I’ve asked my daughter to work through a lesson in the World History Detective each day, or as often as she can. It has not been a hard sell! She’s excited to work in the book, and almost instantly, I saw her reading comprehension skills improve.
What’s been even more compelling is listening to her talk excitedly about the lessons. She is happy to discuss what she’s read, and finds the material engaging and interesting. That is invaluable to me – that a product nurture a love of learning! This product did just that.
The reading portion of a lesson consists of 1 to 2 pages of text, broken down into distinct paragraphs. Each sentence in the lesson is numbered. Following the lesson (which sometimes includes timelines, maps or charts), a series of multiple choice questions is asked. Not only does the student need to answer the question, but they also need to defend their answer by denoting which paragraph and sentence best supports it.
This is important, because it requires the student to read carefully, and glean information from the text beyond what is just written. Sometimes, the answers aren’t black and white, and require a more sophisticated thought process – a skill so necessary in problem solving in real life!
Following the multiple choice section, there are written response sections, which ask the student to explain specific pieces of the text. These are written as flow charts, concept maps, or paragraphs. The written response questions often require thinking outside the text.
The World History Book specifically includes sections titled; Prehistory, Ancient Civilizations, Medieval Civilizations and Early American Civilizations. For us, this was a huge win, because my daughter absolutely loves ancient history. It also has a complete answer key, and a teacher overview section, which will benefit the teacher or parent using the book. It gives insight into the methods used in writing the book, what the different sections help our students accomplish, and how to best use the book. There is also a section about the author of the book, in this case, John De Gree.

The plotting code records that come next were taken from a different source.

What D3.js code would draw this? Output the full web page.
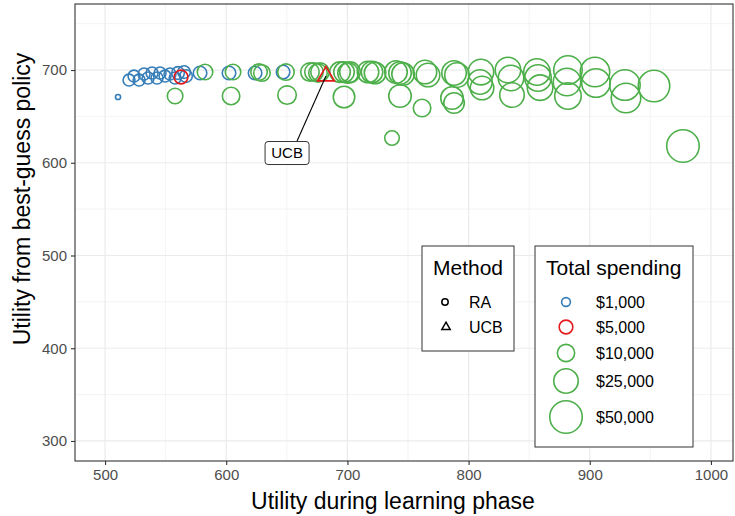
<!DOCTYPE html>
<html><head><meta charset="utf-8">
<script src="https://cdn.jsdelivr.net/npm/d3@7"></script>
<style>
body{margin:0;background:#fff;}
svg text{font-family:"Liberation Sans",Arial,Helvetica,sans-serif;}
</style></head>
<body><svg id="c" width="735" height="516"></svg>
<script>
// ---- data ----
const learnUtil = [510.7,519.8,523.9,528.1,532.2,535.5,538.8,542.9,545.4,549.5,553.6,557.8,560.2,565.2,566.8,578.4,602.3,623.8,646.9,
  562.7,
  582.5,605.6,627.1,629.5,649.3,557.8,604.0,650.2,669.1,672.4,675.7,677.4,693.9,697.2,700.5,702.1,697.2,717.0,720.3,722.8,
  743.4,740.1,743.4,745.9,761.6,764.0,766.5,786.3,788.0,788.0,790.4,811.1,810.2,809.4,832.5,835.0,835.8,856.4,857.3,859.0,
  882.0,881.2,882.0,904.3,905.1,929.0,929.9,953.0,736.8,976.9,
  682.3];
const bestUtil = [670.9,689.2,693.5,689.2,695.7,691.4,696.8,691.4,696.8,693.5,695.7,691.4,696.8,697.8,693.5,696.8,696.8,696.8,697.8,
  692.5,
  697.8,697.8,697.8,696.8,697.8,672.0,672.0,673.0,697.8,697.8,696.8,697.8,697.8,697.8,696.8,697.8,670.9,697.8,697.8,696.8,
  672.0,697.8,696.8,695.7,659.0,697.8,694.6,669.8,664.4,696.8,694.6,680.6,697.8,687.1,700.0,691.4,673.0,697.8,691.4,681.0,
  700.0,687.1,672.0,697.8,686.0,683.8,669.8,682.7,626.7,618.1,
  693.5];
const spending = [100,3200,3200,3200,3200,3200,3200,3200,3200,3200,3200,3200,3900,3900,3900,4800,4800,4800,4800,
  5000,
  7300,7300,8700,8700,8700,7300,10300,12000,12000,12000,12000,12000,15900,15900,15900,15900,18000,18000,18000,18000,
  20200,20200,20200,20200,10300,22600,22600,20200,15900,25100,25100,22600,27800,25100,27800,27800,25100,30500,30500,27800,
  36500,33500,30500,39700,36500,43000,39700,46400,6000,50000,
  5000];
const method = learnUtil.map((d,i)=> i===learnUtil.length-1 ? "UCB" : "RA");

const xTicks = [500,600,700,800,900,1000];
const yTicks = [300,400,500,600,700];
const xMinor = [550,650,750,850,950];
const yMinor = [350,450,550,650,750];
const methodLabels = ["RA","UCB"];
const spendBreaks = [1000,5000,10000,25000,50000];
const spendLabels = ["$1,000","$5,000","$10,000","$25,000","$50,000"];
const annotLabel = {text:"UCB", x:650.2, y:610.5};

// ---- layout ----
const P = {l:75, r:733, t:4, b:461};
const svg = d3.select("#c");
const x = d3.scaleLinear().domain([475.2,1018.2]).range([P.l,P.r]);
const y = d3.scaleLinear().domain([278.4,771.2]).range([P.b,P.t]);
const sizeLim = [100,50000];
const rLin = d3.scaleLinear().domain([0,1]).range([2.55,16.25]);
const rad = v => rLin(Math.sqrt(Math.max(0,(v-sizeLim[0])/(sizeLim[1]-sizeLim[0]))));
const colour = d3.scaleThreshold().domain([4999,5001]).range(["#377EB8","#E41A1C","#4DAF4A"]);

// panel background + grid
svg.append("rect").attr("x",P.l).attr("y",P.t).attr("width",P.r-P.l).attr("height",P.b-P.t).attr("fill","#fff");
const g = svg.append("g");
g.selectAll(".xm").data(xMinor).join("line").attr("x1",d=>x(d)).attr("x2",d=>x(d)).attr("y1",P.t).attr("y2",P.b).attr("stroke","#ebebeb").attr("stroke-width",0.6);
g.selectAll(".ym").data(yMinor).join("line").attr("y1",d=>y(d)).attr("y2",d=>y(d)).attr("x1",P.l).attr("x2",P.r).attr("stroke","#ebebeb").attr("stroke-width",0.6);
g.selectAll(".xg").data(xTicks).join("line").attr("x1",d=>x(d)).attr("x2",d=>x(d)).attr("y1",P.t).attr("y2",P.b).attr("stroke","#ebebeb").attr("stroke-width",1.2);
g.selectAll(".yg").data(yTicks).join("line").attr("y1",d=>y(d)).attr("y2",d=>y(d)).attr("x1",P.l).attr("x2",P.r).attr("stroke","#ebebeb").attr("stroke-width",1.2);

// points
const pts = learnUtil.map((d,i)=>({x:d,y:bestUtil[i],v:spending[i],m:method[i]}));
const pg = svg.append("g");
pts.forEach(p=>{
  if(p.m==="RA"){
    pg.append("circle").attr("cx",x(p.x)).attr("cy",y(p.y)).attr("r",rad(p.v))
      .attr("fill","none").attr("stroke",colour(p.v)).attr("stroke-width",1.6);
  }
});
// annotation line + label
const ucb = pts.find(p=>p.m==="UCB");
svg.append("line").attr("x1",x(annotLabel.x)+10).attr("y1",y(annotLabel.y)-12)
  .attr("x2",x(ucb.x)).attr("y2",y(ucb.y)).attr("stroke","#000").attr("stroke-width",1.1);
pts.forEach(p=>{
  if(p.m==="UCB"){
    const s = rad(p.v)*2.45;
    pg.append("path").attr("d",d3.symbol(d3.symbolTriangle, s*s*Math.sqrt(3)/4)())
      .attr("transform",`translate(${x(p.x)},${y(p.y)})`)
      .attr("fill","none").attr("stroke",colour(p.v)).attr("stroke-width",1.7);
  }
});
const lg = svg.append("g").attr("transform",`translate(${x(annotLabel.x)},${y(annotLabel.y)})`);
lg.append("rect").attr("x",-22).attr("y",-11.5).attr("width",44).attr("height",23).attr("rx",3)
  .attr("fill","#fff").attr("stroke","#000").attr("stroke-width",0.8);
lg.append("text").attr("text-anchor","middle").attr("dy","0.36em").attr("font-size",15).text(annotLabel.text);

// panel border
svg.append("rect").attr("x",P.l).attr("y",P.t).attr("width",P.r-P.l).attr("height",P.b-P.t)
  .attr("fill","none").attr("stroke","#333").attr("stroke-width",1.1);

// axes
const xa = svg.append("g").attr("transform",`translate(0,${P.b})`)
  .call(d3.axisBottom(x).tickValues(xTicks).tickFormat(d3.format("d")).tickSize(4).tickSizeOuter(0).tickPadding(4));
const ya = svg.append("g").attr("transform",`translate(${P.l},0)`)
  .call(d3.axisLeft(y).tickValues(yTicks).tickFormat(d3.format("d")).tickSize(4).tickSizeOuter(0).tickPadding(4));
[xa,ya].forEach(a=>{
  a.select(".domain").remove();
  a.selectAll(".tick line").attr("stroke","#333").attr("stroke-width",1.1);
  a.selectAll(".tick text").attr("fill","#4d4d4d").attr("font-size",15)
   .attr("font-family","Liberation Sans,Arial,sans-serif");
});
svg.append("text").attr("x",393).attr("y",509).attr("text-anchor","middle").attr("font-size",23).text("Utility during learning phase");
svg.append("text").attr("transform",`translate(30,199) rotate(-90)`).attr("text-anchor","middle").attr("font-size",23).text("Utility from best-guess policy");

// legend: Method
const L1 = svg.append("g").attr("transform","translate(422,246)");
L1.append("rect").attr("width",92).attr("height",105).attr("fill","#fff").attr("stroke","#333").attr("stroke-width",1);
L1.append("text").attr("x",46).attr("y",29).attr("text-anchor","middle").attr("font-size",21).text("Method");
methodLabels.forEach((m,i)=>{
  const cy = 56 + i*25;
  if(m==="RA") L1.append("circle").attr("cx",23).attr("cy",cy).attr("r",3.2).attr("fill","none").attr("stroke","#000").attr("stroke-width",1.5);
  else L1.append("path").attr("d",d3.symbol(d3.symbolTriangle,30)()).attr("transform",`translate(24,${cy})`).attr("fill","none").attr("stroke","#000").attr("stroke-width",1.5);
  L1.append("text").attr("x",47).attr("y",cy).attr("dy","0.36em").attr("font-size",16).text(m);
});

// legend: Total spending
const L2 = svg.append("g").attr("transform","translate(535,246)");
L2.append("rect").attr("width",158).attr("height",201).attr("fill","#fff").attr("stroke","#333").attr("stroke-width",1);
L2.append("text").attr("x",11).attr("y",29).attr("font-size",21).text("Total spending");
const keyY = [56,81,107,135,171];
spendBreaks.forEach((v,i)=>{
  L2.append("circle").attr("cx",31).attr("cy",keyY[i]).attr("r",rad(v)).attr("fill","none").attr("stroke",colour(v)).attr("stroke-width",1.6);
  L2.append("text").attr("x",61).attr("y",keyY[i]).attr("dy","0.36em").attr("font-size",16).text(spendLabels[i]);
});
</script></body></html>
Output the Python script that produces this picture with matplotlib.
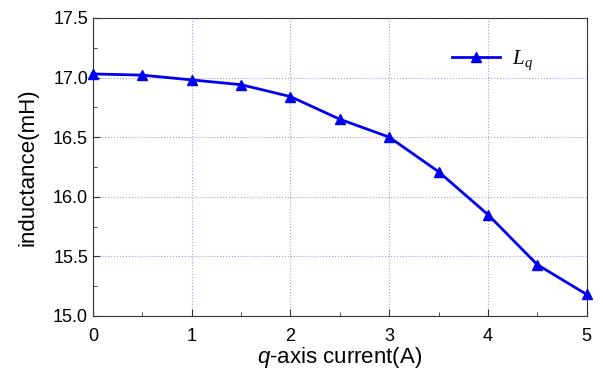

The Prehistory section is old earth origins based, and is focused on how scientists investigate the past, and teaches what scientists believe today. While the text clearly favors the theory of evolution, the author does acknowledge that some scientists do not believe in the theory. It also maintains that these are ideas, and clearly states that it is hard for scientists to understand what happened so long ago, because we weren’t there, and have no record of events from so long ago. This section is only 4 lessons of 78, and I was more than happy to study them along side my daughter, even though the theory most clearly presented is contrary to my personal beliefs. I do not believe most families would have a problem with what was contained in these pages.
My overall impression is that I will absolutely continue to use this book with my daughter until it is complete, and will make the investment in U.S. World History as well. Both of these books are for grades 6 though 12, and have suited her learning style and knowledge well. As we enter the world of high school history, these books are an excellent source of review of the common topics covered in world and U.S. history.
I recommend this book without hesitation for their quality and content. I’ll leave you with the mission statement of The Critical Thinking Company;
The Critical Thinking Co.™ is committed to developing students’ critical thinking skills for better grades, higher test scores, and success in life. We do not teach through drill and memorization or teach to the tests—we empower the mind!
Isn’t that what we all wish for our kiddos?